Simon Coward on 19 September 2021 @ 12pm

I dare say that there has always been some kind of lower duration for measurement purposes, and it wouldn’t surprise me if the cut-off was higher during the more ‘analogue’ period of recording the info e.g. when log books and the like were in operation.

I can tell you with absolutely certainly that by 1985, five-minute programmes were being measured as I’m looking at a Top 100 for a week in February that year and at #100 in the chart is ‘The Moomins’, which at that point was running five days a week, from 4.15 to 4.20.


Adam Bowie on 27 September 2021 @ 12pm

While I’m not a BARB historian, I would very much suspect that ratings data that BARB collected in the early 80s would have been based on paper diaries kept by BARB respondents. And those diaries wouldn’t have had programme titles included. It’s likely that times were broken down into 15 minute periods, and diarists just had to record which channel they were watching and which 15 minute periods they were watching it (Plus other details like which other household members were also watching).

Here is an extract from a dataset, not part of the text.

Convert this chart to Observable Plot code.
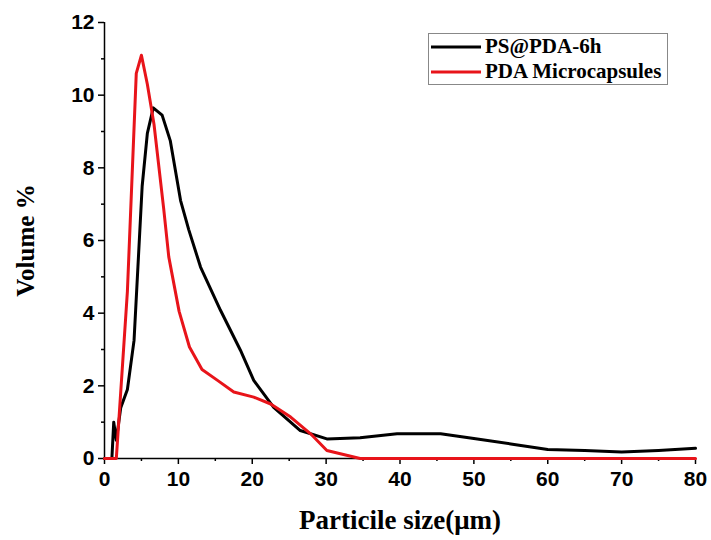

Schedules change, so you then align the diary data with the programmes that were actually being shown, in case something over-ran or whatever. That also means that you have quasi-data even for very short shows.

Don’t forget, a big part of the reason for viewing data is to work out advertising costs. Every break across the day has an audience and a value regardless of the shows around it.

Anyway, the two decimal point number suggests adding a week of episodes together as everyone else says. But the granular data to prove that might be hard/impossible to find.

There is one other way to get a “big” number, and that’s to work out how many people saw “at least” one episode over, say, a series. But in this instance, it looks like there was a very specific time frame – the week of the Superman premiere – being examined.


Joe Dredd on 29 September 2021 @ 3pm

I love that the petition calling for a DM statue is completely at odds with the supposed viewing figures. Out of 21 million people who are said to have watched it, how many want a statue? 150!